Trump can win this race without favorable media coverage: By spending the better part of a decade turning the press into his staunch adversary, he’s become dependent on negative stories. Critical reporting fires Trump up, but it also gives him material that he can use, in turn, to fire up his base. Trump has sold millions of voters on a fantasy world in which “crooked” journalists peddle “fake news” even when they’re recording, reporting, and broadcasting his quotes verbatim. He and his voters believe that any election Trump loses is “rigged.” That the former president’s trials are all “shams.” That the Democrats are one enemy, the Department of Justice is another, and the media are a third.

Biden is in a different, arguably opposite position. His campaign argues that Democrats, unlike Republicans, are actually tethered to reality. Biden’s people are desperately trying to convince voters that the country is in much better shape than most Americans seem to believe. That elections are safe. That the economy, and unemployment, are not as bad as you’ve heard. Biden’s team needs voters to trust reputable publications that reliably print and publish facts—such as the Times and the Journal.

Then some campaign staffers and high-profile Democratic supporters turn around and attack these publications, in the process casting doubt on their reliability.

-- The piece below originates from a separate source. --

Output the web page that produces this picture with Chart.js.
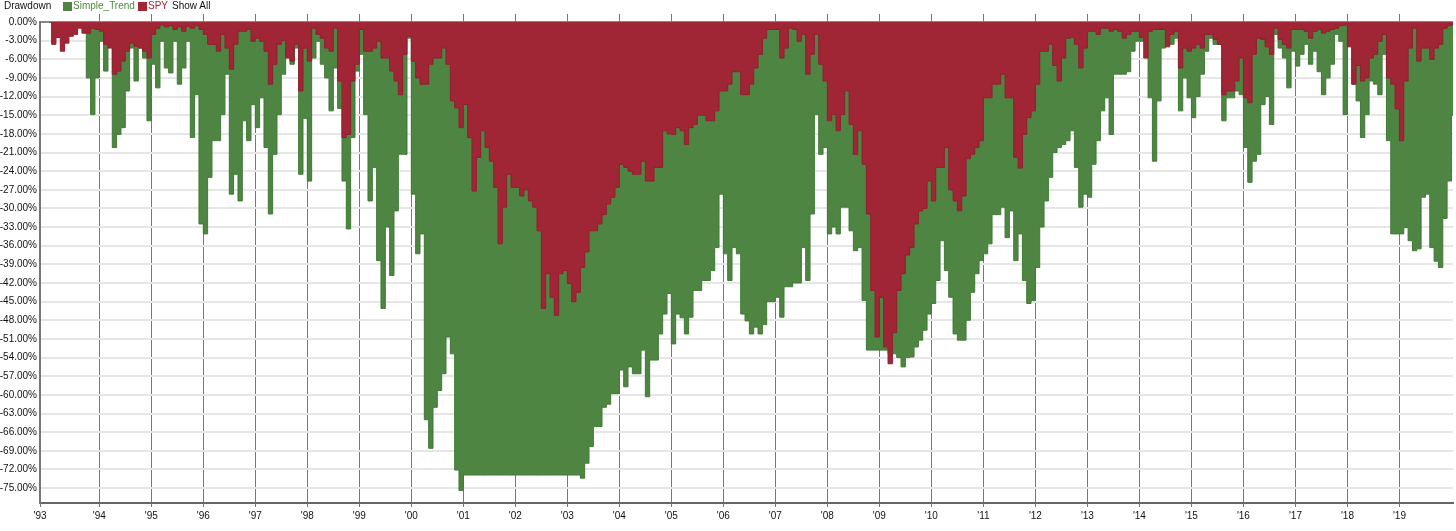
<!DOCTYPE html>
<html lang="en">
<head>
  <meta charset="UTF-8" />
  <title>Drawdown</title>
  <script src="https://cdn.jsdelivr.net/npm/chart.js"></script>
  <style>
    body { margin: 0; background: #fff; font-family: "Liberation Sans", Arial, sans-serif; }
    #wrap { position: relative; width: 1456px; height: 531px; }
    #chart { position: absolute; left: 0; top: 0; }
    .head span { position: absolute; top: 0; font-size: 10px; line-height: 12px; color: #111; white-space: nowrap; }
    .head .sw { top: 2px; width: 9px; height: 9px; }
  </style>
</head>
<body>
  <div id="wrap">
    <canvas id="chart" width="1456" height="531"></canvas>
    <div class="head">
      <span style="left:4px">Drawdown</span>
      <span class="sw" style="left:63px; background:#4e8542"></span>
      <span style="left:73px; color:#4e8a3e">Simple_Trend</span>
      <span class="sw" style="left:138px; background:#a02636"></span>
      <span style="left:148px; color:#a02636">SPY</span>
      <span style="left:172px">Show All</span>
    </div>
  </div>

  <script>
    // monthly drawdown (%) starting Jan 1993, one row per year
    const trendDD = [
      0, 0, 0, 0, 0, 0, 0, 0, 0, -9.0, -14.9, -9.0,
      -3.1, -7.9, -3.6, -20.2, -18.1, -17.0, -11.1, -4.2, -9.5, -4.2, -5.8, -15.9,
      -6.8, -10.6, -3.1, -7.4, -8.2, -3.1, -10.0, -7.4, -3.1, -18.6, -11.7, -32.5,
      -34.1, -25.0, -19.1, -19.1, -14.9, -8.4, -27.7, -24.5, -28.8, -15.9, -19.1, -13.3,
      -17.0, -12.2, -20.2, -30.9, -21.3, -14.9, -8.4, -4.2, -6.8, -4.2, -24.5, -15.5,
      -25.6, -5.8, -3.1, -6.8, -9.0, -14.3, -7.4, -13.9, -25.6, -33.3, -18.6, -7.9,
      -5.2, -14.9, -28.8, -23.4, -38.4, -46.1, -33.0, -40.8, -30.4, -21.3, -21.3, -2.6,
      -27.7, -37.3, -34.1, -64.0, -68.6, -62.0, -59.3, -56.6, -50.7, -53.4, -72.1, -75.4,
      -72.9, -72.9, -72.9, -72.9, -72.9, -72.9, -72.9, -72.9, -72.9, -72.9, -72.9, -72.9,
      -72.9, -72.9, -72.9, -72.9, -72.9, -72.9, -72.9, -72.9, -72.9, -72.9, -72.9, -72.9,
      -72.9, -72.9, -72.9, -73.4, -71.0, -68.3, -65.1, -65.1, -62.0, -61.5, -59.8, -59.8,
      -56.0, -58.7, -55.5, -56.6, -56.6, -52.8, -60.3, -54.4, -54.4, -50.2, -47.0, -43.7,
      -51.8, -47.0, -47.6, -50.2, -47.5, -43.2, -43.2, -41.6, -41.6, -40.0, -36.3, -27.7,
      -37.3, -41.6, -36.3, -37.3, -47.0, -48.1, -50.2, -49.1, -50.2, -48.7, -45.0, -45.0,
      -44.3, -47.5, -42.6, -42.6, -42.0, -42.0, -36.3, -41.6, -30.9, -14.9, -21.3, -20.2,
      -34.1, -33.0, -34.1, -29.8, -29.8, -33.6, -36.8, -36.3, -44.8, -52.8, -52.8, -52.8,
      -52.8, -52.8, -53.4, -53.4, -54.0, -55.5, -54.0, -53.9, -52.3, -51.2, -49.6, -47.0,
      -45.3, -41.6, -35.2, -40.0, -44.3, -50.2, -51.2, -51.2, -48.0, -43.5, -40.5, -38.4,
      -37.3, -35.7, -31.0, -31.0, -29.8, -34.7, -30.4, -38.4, -34.1, -41.6, -45.3, -44.8,
      -39.5, -33.0, -28.8, -25.0, -21.0, -20.2, -19.7, -19.1, -17.5, -23.4, -29.8, -27.7,
      -28.2, -22.9, -19.1, -14.3, -12.2, -18.1, -8.4, -8.4, -8.4, -8.0, -4.7, -3.1,
      -3.1, -2.0, -12.2, -22.4, -12.7, -4.2, -3.6, -3.6, -2.6, -14.3, -9.0, -12.2,
      -15.4, -12.0, -8.4, -4.7, -2.6, -3.6, -3.6, -15.9, -12.2, -12.2, -11.1, -11.7,
      -20.2, -25.8, -22.4, -21.3, -13.3, -12.0, -16.5, -2.0, -4.2, -5.8, -10.6, -4.7,
      -7.1, -5.2, -3.6, -6.8, -4.7, -8.0, -11.7, -9.0, -6.8, -2.0, -3.1, -14.9,
      -1.0, -10.0, -12.7, -18.6, -14.9, -9.5, -10.0, -11.7, -5.2, -19.1, -34.1, -34.1,
      -34.1, -33.1, -35.2, -36.8, -36.5, -28.2, -27.7, -36.3, -38.5, -39.5, -31.6, -25.6,
      -15.0
    ];

    const spyDD = [
      0, -3.6, -2.5, -4.7, -3.4, -2.3, -2.0, -1.0, -1.8, -1.8, -1.0, -1.2,
      -1.5, -3.6, -4.2, -8.4, -7.9, -6.3, -4.7, -3.4, -3.9, -4.2, -4.7, -5.8,
      -2.0, -1.0, -0.5, -0.8, -0.6, -1.2, -0.8, -1.5, -0.7, -1.0, -0.6, -1.2,
      -2.0, -3.6, -3.6, -4.7, -2.0, -4.2, -7.6, -3.6, -1.5, -1.5, -1.2, -3.1,
      -2.6, -3.1, -4.7, -10.0, -6.8, -3.6, -3.0, -5.8, -6.3, -3.6, -11.1, -4.2,
      -6.3, -1.0, -2.0, -2.6, -4.2, -4.7, -1.0, -9.5, -18.6, -18.1, -9.5, -6.8,
      -1.2, -4.7, -4.7, -4.2, -3.1, -5.8, -5.8, -7.9, -9.5, -11.7, -5.2, -2.3,
      -6.3, -9.0, -10.0, -10.0, -6.8, -5.8, -5.8, -4.2, -6.8, -12.7, -13.8, -17.0,
      -13.3, -18.6, -27.2, -21.8, -17.5, -20.2, -22.4, -26.6, -35.7, -29.8, -24.5, -26.6,
      -26.6, -28.0, -27.0, -28.8, -29.8, -33.6, -46.1, -40.5, -44.3, -47.2, -40.5, -40.0,
      -42.1, -45.0, -43.5, -39.5, -37.0, -33.6, -33.6, -32.5, -31.0, -29.3, -28.2, -26.6,
      -22.9, -23.4, -24.0, -24.5, -24.5, -22.4, -25.6, -25.6, -23.4, -23.4, -17.5, -18.0,
      -18.1, -17.0, -17.5, -19.7, -17.0, -16.5, -15.0, -15.0, -15.9, -15.9, -14.3, -11.1,
      -11.1, -10.0, -8.0, -8.0, -11.7, -11.7, -10.0, -7.4, -5.2, -2.6, -1.2, -1.2,
      -1.2, -5.8, -4.2, -1.0, -1.2, -3.1, -2.0, -8.4, -5.2, -2.0, -6.8, -9.5,
      -15.9, -14.9, -17.5, -14.9, -11.1, -16.5, -21.3, -17.5, -22.9, -30.9, -43.2, -50.7,
      -44.3, -52.3, -55.0, -50.0, -43.2, -40.5, -37.5, -36.3, -32.5, -30.4, -30.0, -25.6,
      -28.8, -23.4, -23.4, -20.2, -27.0, -28.8, -30.4, -28.0, -22.0, -21.3, -20.2, -19.1,
      -12.2, -12.2, -10.0, -10.0, -8.4, -12.2, -12.2, -21.8, -23.5, -18.1, -15.4, -14.3,
      -10.0, -4.7, -4.7, -3.6, -7.0, -9.5, -5.8, -2.6, -2.5, -3.6, -7.4, -4.2,
      -1.5, -1.5, -2.0, -1.0, -1.0, -1.5, -1.2, -1.5, -2.6, -2.0, -1.5, -1.5,
      -2.5, -5.8, -1.5, -1.2, -1.2, -1.2, -4.0, -2.0, -1.5, -7.4, -4.2, -4.7,
      -4.2, -3.6, -4.2, -2.0, -2.0, -2.8, -3.6, -11.7, -11.1, -11.1, -9.5, -5.8,
      -12.2, -13.0, -5.2, -2.6, -2.8, -4.0, -5.2, -1.0, -2.8, -3.6, -4.2, -1.2,
      -1.2, -1.2, -1.5, -2.6, -1.5, -1.2, -1.8, -1.5, -1.2, -1.0, -0.6, -0.5,
      -4.0, -10.0, -7.0, -9.5, -9.0, -5.8, -5.2, -3.1, -2.0, -9.0, -10.0, -14.0,
      -19.1, -9.5, -4.2, -1.0, -6.3, -4.2, -4.2, -6.0, -4.2, -3.6, -1.0, -0.6,
      -0.4
    ];

    const yearLabels = ["'93", "'94", "'95", "'96", "'97", "'98", "'99", "'00", "'01", "'02",
      "'03", "'04", "'05", "'06", "'07", "'08", "'09", "'10", "'11", "'12", "'13", "'14",
      "'15", "'16", "'17", "'18", "'19"];
    const yTickValues = [0, -3, -6, -9, -12, -15, -18, -21, -24, -27, -30, -33, -36, -39,
      -42, -45, -48, -51, -54, -57, -60, -63, -66, -69, -72, -75];

    const startYear = 1993;
    const xMin = 1992.86, xMax = 2020.03;

    function toPoints(arr) {
      return arr.map((v, i) => ({ x: startYear + (i + 0.5) / 12, y: v }));
    }

    const tickFont = { family: "'Liberation Sans', Arial, sans-serif", size: 10 };

    // year lines poke a little above the plot top, like the original
    const gridStubs = {
      id: "gridStubs",
      beforeDatasetsDraw(chart) {
        const { ctx, chartArea, scales } = chart;
        ctx.save();
        ctx.strokeStyle = "#777";
        ctx.lineWidth = 1;
        scales.x.ticks.forEach((t, i) => {
          if (i === 0) return;
          const px = Math.round(scales.x.getPixelForValue(t.value)) + 0.5;
          ctx.beginPath();
          ctx.moveTo(px, chartArea.top - 8);
          ctx.lineTo(px, chartArea.top);
          ctx.stroke();
        });
        ctx.restore();
      }
    };

    new Chart(document.getElementById("chart"), {
      type: "line",
      data: {
        datasets: [
          {
            label: "SPY",
            data: toPoints(spyDD),
            order: 0,
            stepped: "middle",
            borderColor: "#901f2f",
            backgroundColor: "#a02636",
            borderWidth: 1,
            pointRadius: 0,
            fill: "origin"
          },
          {
            label: "Simple_Trend",
            data: toPoints(trendDD),
            order: 1,
            stepped: "middle",
            borderColor: "#3f7a35",
            backgroundColor: "#4e8542",
            borderWidth: 1,
            pointRadius: 0,
            fill: "origin"
          }
        ]
      },
      options: {
        responsive: false,
        animation: false,
        layout: { padding: { top: 22, right: 3, left: 0, bottom: 0 } },
        plugins: { legend: { display: false }, tooltip: { enabled: false } },
        scales: {
          x: {
            type: "linear",
            min: xMin,
            max: xMax,
            afterBuildTicks: (scale) => {
              scale.ticks = yearLabels.map((l, i) => ({ value: i === 0 ? xMin : startYear + i }));
            },
            afterFit: (scale) => { scale.height = 28; },
            ticks: {
              autoSkip: false,
              maxRotation: 0,
              padding: 3,
              color: "#111",
              font: tickFont,
              callback: (v, i) => yearLabels[i]
            },
            grid: { color: "#777", lineWidth: 1, tickLength: 4 },
            border: { color: "#666", width: 2 }
          },
          y: {
            min: -77.4,
            max: 0,
            afterBuildTicks: (scale) => {
              scale.ticks = yTickValues.map(v => ({ value: v }));
            },
            afterFit: (scale) => { scale.width = 40; },
            ticks: {
              padding: 3,
              color: "#111",
              font: tickFont,
              callback: (v) => (v === 0 ? 0 : v).toFixed(2) + "%"
            },
            grid: {
              drawTicks: false,
              lineWidth: 2,
              color: (ctx) => (ctx.tick && ctx.tick.value === 0 ? "#888" : "#e6e6e6")
            },
            border: { color: "#777", width: 2 }
          }
        }
      },
      plugins: [gridStubs]
    });
  </script>
</body>
</html>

It’s a losing proposition.

When Luka Doncic works the refs, he’s not helping his cause. Last Wednesday, during a pivotal game in the NBA Finals against the Boston Celtics, he was forced to sit on the bench with just minutes to go after fouling out (and complaining about it). When Biden-campaign allies work the media, they’re at best wasting time, suggesting that they have run out of better ideas for how to try to save their candidate.

Biden’s belief in the Constitution means he supports a free and independent press. Authoritarians rise by lying and sowing mistrust. If journalists are truly going to combat that force—as Biden’s campaign implores them to do—they will have to be honest and rigorous about not just Trump but also his opponent.